Le bras-de-fer se poursuit en Argentine, où la présidente Cristina Kirchner s'expose à un revers politique et judiciaire en faisant appel du jugement qui a rétabli dans ses fonctions le chef de la Banque centrale, principal obstacle à sa stratégie de remboursement de la dette.

La crise institutionnelle, qui a éclaté jeudi lorsque Mme Kirchner a émis un décret exceptionnel pour limoger Martin Redrado malgré le statut d'indépendance de la Banque centrale, devrait rebondir lundi dans les bureaux de la juge fédérale Maria José Sarmiento et au Congrès.

La magistrate doit examiner l'appel présenté samedi par le gouvernement contre la décision qu'elle avait prise la veille de suspendre le limogeage du directeur de la Banque centrale, coupable aux yeux de l'exécutif d'avoir tardé à libérer des réserves pour payer la dette qui arrive à échéance en 2010.

La juge Sarmiento dispose de 48 heures pour accepter ou non ce recours. Les deux parties pourront ensuite faire appel de sa décision devant la Cour suprême de justice, qui devrait se prononcer en urgence vu l'acuité de la crise.

Le vice-président Julio Cobos, opposé à Mme Kirchner depuis la crise des agriculteurs en 2008, a quant à lui convoqué les dirigeants des groupes politiques siégeant au Congrès pour analyser la situation.

Ils doivent notamment décider de convoquer ou non la commission bicamérale que le pouvoir exécutif aurait dû normalement consulter avant de limoger M. Redrado, comme le prévoit l'article 9 de la Charte constitutive de la Banque centrale.

La coalition favorable à Mme Kirchner, minoritaire aux deux chambres depuis sa défaite aux élections législatives de juin, peut refuser la convocation de cette commission, mais au risque de donner davantage d'arguments à ceux qui jugent illégale la destitution du chef de la Banque centrale.

Pour le juriste Daniel Sabsay, le décret pris par Mme Kirchner pour limoger M. Redrado est «anticonstitutionnel», tandis que pour Félix Lon, «la présidente Kirchner s'expose à un +impeachment+».

Cet éventuel échec judiciaire pourrait se doubler d'une défaite politique pour le gouvernement, qui est train d'unir une opposition traditionnellement divisée.

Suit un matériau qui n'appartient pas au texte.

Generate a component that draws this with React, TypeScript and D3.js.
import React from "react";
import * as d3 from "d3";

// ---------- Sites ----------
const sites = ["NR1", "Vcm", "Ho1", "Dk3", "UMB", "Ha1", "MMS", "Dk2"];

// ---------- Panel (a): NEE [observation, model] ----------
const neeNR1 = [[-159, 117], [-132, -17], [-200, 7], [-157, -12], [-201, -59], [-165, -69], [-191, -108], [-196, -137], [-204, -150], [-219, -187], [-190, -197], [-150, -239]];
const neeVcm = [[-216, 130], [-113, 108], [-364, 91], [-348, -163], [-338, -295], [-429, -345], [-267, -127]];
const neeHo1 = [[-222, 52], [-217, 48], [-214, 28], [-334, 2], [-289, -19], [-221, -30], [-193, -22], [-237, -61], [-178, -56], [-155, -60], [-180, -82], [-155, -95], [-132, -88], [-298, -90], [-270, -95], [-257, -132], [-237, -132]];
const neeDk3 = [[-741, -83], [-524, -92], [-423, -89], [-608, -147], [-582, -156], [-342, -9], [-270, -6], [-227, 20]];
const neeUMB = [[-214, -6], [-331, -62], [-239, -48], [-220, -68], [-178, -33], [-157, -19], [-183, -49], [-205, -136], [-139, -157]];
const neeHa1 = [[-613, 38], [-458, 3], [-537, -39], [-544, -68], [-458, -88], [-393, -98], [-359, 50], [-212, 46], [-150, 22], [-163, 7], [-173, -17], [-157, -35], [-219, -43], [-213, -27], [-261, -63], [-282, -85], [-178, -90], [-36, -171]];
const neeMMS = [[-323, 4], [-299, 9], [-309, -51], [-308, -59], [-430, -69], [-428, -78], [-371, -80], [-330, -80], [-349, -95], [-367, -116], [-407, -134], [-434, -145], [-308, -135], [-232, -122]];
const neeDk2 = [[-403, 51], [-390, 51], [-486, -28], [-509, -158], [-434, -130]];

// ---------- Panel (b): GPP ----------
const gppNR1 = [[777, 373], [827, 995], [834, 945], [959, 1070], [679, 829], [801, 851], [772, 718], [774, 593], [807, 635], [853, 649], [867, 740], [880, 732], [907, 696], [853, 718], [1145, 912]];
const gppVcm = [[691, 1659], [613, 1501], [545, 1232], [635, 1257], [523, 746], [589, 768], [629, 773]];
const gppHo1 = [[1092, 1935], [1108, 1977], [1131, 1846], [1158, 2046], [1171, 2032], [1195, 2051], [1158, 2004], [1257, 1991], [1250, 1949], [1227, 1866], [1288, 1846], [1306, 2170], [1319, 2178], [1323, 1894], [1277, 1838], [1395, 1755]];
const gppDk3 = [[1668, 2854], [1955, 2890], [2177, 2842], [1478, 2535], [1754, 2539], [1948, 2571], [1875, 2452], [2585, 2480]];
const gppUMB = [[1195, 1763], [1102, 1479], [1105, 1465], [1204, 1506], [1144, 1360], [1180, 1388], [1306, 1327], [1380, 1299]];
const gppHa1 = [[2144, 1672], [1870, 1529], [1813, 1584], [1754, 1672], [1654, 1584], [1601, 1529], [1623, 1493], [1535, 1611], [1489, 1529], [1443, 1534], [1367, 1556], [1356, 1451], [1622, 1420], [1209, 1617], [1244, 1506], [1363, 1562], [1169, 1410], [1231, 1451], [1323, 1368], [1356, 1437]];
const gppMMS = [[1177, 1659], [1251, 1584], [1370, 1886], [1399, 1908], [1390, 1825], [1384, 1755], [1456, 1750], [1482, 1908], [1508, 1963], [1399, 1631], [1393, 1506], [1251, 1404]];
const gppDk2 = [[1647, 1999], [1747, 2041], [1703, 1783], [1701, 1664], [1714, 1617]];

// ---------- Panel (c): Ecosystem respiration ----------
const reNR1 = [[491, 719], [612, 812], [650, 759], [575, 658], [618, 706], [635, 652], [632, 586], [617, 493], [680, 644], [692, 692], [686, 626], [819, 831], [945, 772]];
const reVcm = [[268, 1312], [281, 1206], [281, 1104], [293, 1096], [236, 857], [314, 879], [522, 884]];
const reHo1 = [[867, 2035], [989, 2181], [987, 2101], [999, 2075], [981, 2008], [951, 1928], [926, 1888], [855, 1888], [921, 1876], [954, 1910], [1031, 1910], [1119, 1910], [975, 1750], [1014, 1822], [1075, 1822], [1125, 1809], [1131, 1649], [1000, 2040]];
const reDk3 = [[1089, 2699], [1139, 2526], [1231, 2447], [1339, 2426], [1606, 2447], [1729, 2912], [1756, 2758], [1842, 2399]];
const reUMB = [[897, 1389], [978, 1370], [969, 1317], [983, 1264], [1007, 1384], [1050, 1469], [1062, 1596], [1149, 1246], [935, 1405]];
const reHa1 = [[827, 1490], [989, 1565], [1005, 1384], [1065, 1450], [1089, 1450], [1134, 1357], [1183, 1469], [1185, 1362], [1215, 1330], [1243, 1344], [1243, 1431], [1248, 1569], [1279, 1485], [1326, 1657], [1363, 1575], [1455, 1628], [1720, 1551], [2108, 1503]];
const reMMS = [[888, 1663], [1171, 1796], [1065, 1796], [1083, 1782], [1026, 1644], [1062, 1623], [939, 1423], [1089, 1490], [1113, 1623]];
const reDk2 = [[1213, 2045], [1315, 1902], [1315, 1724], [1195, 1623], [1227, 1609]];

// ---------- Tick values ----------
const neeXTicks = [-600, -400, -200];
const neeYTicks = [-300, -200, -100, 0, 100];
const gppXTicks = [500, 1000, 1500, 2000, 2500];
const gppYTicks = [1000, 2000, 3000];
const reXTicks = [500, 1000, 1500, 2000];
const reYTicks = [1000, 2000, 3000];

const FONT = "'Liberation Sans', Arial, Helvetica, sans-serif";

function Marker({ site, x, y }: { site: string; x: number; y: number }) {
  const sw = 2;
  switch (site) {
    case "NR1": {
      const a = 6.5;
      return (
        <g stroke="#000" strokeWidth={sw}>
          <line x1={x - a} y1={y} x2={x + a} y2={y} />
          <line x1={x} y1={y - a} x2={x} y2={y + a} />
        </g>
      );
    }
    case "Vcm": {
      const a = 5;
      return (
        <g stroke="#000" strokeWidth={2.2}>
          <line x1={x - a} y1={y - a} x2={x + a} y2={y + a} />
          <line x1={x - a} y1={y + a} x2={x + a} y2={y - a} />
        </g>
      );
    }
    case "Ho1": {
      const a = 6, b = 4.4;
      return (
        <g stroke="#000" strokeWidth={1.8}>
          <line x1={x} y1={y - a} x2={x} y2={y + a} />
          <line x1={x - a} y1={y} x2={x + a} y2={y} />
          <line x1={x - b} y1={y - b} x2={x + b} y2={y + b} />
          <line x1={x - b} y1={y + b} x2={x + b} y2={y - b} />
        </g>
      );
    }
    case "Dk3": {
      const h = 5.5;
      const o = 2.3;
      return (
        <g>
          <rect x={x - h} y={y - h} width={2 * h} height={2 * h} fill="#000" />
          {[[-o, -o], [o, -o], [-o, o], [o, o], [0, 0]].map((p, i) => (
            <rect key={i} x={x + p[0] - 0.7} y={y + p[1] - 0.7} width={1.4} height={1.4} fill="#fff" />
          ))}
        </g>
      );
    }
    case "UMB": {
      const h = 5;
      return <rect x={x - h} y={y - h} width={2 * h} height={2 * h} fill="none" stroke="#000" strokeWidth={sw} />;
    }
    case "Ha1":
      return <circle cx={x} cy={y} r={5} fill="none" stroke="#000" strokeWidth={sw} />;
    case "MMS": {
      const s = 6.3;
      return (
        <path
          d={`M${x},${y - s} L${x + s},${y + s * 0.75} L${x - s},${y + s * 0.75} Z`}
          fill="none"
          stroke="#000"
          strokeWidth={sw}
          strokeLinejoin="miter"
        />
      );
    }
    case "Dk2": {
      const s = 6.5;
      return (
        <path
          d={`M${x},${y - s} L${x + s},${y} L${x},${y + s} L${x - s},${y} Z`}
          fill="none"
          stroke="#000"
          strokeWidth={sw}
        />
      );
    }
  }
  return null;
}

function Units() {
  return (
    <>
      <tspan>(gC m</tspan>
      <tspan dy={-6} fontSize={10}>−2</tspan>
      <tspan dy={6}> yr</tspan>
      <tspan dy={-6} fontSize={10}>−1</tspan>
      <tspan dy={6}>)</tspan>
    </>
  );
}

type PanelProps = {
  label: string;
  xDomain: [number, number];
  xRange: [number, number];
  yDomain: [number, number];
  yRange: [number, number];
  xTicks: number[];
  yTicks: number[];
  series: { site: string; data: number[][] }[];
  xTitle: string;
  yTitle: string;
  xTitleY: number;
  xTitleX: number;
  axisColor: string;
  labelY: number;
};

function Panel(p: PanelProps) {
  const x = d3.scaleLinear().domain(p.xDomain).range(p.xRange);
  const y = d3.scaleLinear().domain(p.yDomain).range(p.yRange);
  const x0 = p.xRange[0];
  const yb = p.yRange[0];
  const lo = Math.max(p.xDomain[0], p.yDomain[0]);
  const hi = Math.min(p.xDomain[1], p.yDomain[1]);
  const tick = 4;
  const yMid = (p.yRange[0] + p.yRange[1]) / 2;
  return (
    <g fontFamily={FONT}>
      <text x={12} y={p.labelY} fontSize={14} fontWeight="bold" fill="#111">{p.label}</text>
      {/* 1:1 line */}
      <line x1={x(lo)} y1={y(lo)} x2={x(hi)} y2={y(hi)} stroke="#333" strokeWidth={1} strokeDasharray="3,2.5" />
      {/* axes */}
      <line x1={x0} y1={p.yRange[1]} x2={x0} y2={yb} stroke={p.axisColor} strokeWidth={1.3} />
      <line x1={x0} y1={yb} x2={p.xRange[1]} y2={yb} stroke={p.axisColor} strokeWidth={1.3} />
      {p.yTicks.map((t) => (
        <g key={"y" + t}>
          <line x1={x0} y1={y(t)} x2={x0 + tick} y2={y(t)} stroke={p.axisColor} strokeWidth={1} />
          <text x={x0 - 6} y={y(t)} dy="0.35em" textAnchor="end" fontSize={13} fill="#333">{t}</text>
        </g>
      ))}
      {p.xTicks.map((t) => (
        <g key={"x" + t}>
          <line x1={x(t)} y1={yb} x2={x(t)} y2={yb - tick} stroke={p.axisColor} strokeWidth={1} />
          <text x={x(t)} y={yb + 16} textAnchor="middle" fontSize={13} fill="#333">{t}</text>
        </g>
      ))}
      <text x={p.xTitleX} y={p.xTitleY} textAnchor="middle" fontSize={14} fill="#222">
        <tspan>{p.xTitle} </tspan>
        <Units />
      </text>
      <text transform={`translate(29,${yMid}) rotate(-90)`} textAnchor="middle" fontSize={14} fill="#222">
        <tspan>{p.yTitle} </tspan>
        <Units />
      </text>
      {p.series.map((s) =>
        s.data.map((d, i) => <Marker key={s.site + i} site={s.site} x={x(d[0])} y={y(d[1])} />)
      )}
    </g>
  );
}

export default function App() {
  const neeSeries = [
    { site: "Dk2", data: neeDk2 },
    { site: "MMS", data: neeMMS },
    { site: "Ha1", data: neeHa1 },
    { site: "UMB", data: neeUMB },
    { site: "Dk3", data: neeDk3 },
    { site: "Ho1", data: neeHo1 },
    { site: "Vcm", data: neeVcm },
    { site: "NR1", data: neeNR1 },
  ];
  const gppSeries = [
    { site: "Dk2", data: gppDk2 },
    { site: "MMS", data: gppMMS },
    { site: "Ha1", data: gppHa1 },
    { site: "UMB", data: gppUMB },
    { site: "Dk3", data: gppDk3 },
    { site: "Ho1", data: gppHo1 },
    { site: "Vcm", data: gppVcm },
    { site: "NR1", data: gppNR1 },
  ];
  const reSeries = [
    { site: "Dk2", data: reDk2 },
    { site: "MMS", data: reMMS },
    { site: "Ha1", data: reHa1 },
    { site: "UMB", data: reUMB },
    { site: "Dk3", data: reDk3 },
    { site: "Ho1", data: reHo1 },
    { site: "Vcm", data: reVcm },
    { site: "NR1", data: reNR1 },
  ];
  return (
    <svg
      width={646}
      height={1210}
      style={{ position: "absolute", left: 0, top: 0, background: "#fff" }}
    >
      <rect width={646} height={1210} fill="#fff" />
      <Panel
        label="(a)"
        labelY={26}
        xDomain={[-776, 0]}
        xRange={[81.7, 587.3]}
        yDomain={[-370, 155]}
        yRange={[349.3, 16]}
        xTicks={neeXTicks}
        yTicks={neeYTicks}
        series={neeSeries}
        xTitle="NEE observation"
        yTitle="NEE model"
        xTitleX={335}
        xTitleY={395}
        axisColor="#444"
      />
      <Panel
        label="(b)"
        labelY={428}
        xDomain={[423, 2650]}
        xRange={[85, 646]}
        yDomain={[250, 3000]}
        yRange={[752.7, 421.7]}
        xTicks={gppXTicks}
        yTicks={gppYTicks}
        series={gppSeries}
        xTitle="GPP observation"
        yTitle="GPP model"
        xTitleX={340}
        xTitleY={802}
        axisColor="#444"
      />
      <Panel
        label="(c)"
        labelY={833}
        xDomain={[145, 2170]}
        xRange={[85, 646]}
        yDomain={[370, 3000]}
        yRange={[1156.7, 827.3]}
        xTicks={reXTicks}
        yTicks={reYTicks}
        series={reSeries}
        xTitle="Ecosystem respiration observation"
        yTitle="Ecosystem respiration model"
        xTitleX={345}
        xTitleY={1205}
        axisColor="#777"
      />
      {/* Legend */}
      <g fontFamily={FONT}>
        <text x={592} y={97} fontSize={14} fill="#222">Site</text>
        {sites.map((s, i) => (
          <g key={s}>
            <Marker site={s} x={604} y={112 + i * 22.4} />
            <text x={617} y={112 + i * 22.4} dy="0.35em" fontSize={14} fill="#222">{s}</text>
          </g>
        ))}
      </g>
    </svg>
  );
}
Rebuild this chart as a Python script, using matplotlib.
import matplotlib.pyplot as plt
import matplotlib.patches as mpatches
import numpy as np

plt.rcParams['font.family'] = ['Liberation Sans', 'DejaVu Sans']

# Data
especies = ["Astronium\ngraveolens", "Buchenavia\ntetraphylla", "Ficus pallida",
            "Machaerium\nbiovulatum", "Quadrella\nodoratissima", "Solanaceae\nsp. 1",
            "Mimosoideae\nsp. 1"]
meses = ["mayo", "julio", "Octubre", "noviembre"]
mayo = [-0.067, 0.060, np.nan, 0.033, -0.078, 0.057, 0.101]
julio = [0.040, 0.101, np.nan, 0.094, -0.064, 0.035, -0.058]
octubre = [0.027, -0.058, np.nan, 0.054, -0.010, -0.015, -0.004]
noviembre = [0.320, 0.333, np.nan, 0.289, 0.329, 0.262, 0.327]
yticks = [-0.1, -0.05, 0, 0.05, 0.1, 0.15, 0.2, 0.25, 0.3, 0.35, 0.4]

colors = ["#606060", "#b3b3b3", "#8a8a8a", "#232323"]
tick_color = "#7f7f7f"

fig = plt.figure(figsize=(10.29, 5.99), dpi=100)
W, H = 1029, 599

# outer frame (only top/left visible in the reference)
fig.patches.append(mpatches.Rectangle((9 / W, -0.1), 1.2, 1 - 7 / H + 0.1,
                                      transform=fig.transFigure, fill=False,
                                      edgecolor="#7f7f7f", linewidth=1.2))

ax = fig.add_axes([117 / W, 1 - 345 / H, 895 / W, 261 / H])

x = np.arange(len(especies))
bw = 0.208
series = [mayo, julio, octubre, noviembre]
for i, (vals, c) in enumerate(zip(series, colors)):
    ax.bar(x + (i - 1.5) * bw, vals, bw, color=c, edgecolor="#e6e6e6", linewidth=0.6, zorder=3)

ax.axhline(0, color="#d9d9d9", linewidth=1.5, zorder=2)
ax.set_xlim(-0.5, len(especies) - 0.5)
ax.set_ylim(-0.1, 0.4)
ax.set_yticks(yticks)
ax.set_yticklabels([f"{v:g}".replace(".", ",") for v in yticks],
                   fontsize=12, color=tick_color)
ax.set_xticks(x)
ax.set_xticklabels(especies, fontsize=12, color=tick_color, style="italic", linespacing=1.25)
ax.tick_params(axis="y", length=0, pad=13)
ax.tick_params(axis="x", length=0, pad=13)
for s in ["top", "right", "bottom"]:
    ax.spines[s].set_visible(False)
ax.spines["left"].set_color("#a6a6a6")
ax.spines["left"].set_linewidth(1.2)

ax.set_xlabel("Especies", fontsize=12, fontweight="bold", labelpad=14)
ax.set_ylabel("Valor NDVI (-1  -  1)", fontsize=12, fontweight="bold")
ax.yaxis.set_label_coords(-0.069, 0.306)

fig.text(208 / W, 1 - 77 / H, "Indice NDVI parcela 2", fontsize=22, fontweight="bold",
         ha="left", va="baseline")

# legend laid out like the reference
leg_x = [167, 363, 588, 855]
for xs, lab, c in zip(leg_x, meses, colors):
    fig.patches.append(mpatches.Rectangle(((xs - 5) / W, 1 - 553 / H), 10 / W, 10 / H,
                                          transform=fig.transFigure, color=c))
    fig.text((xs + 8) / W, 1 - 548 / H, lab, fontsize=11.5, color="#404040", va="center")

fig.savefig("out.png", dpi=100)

Certains observateurs agitent déjà le spectre d'un nouveau revers au Congrès, comme lors de l'interminable conflit avec les agriculteurs en 2008, qui a fait chuter la popularité de Mme Kirchner et a contribué à la défaite du pouvoir aux législatives de juin.

Gouvernement et opposition s'affrontent sur l'utilisation d'une partie des 48 milliards de dollars de réserves de la Banque centrale.

Mme Kirchner veut en utiliser une partie (6,5 milliards de dollars) pour régler la moitié de la dette en 2010, comme l'avait fait son mari, l'ancien président Nestor Kirchner (2003-2007), pour rembourser l'intégralité de sa dette envers le Fonds monétaire international (9,5 milliards de dollars) en 2005.

À l'époque, M. Redrado, déjà en poste, avait accepté, mais en obtenant que les réserves ne soient utilisées que pour payer des «institutions internationales».

L'opposition redoute cette fois-ci que Mme Kirchner se serve des réserves pour rembourser des dettes privées et que les «holdouts», ces créanciers privés qui avaient refusé l'accord de renégociation de la dette de juin 2005, ne profitent de la situation pour demander la saisie de l'ensemble des réserves.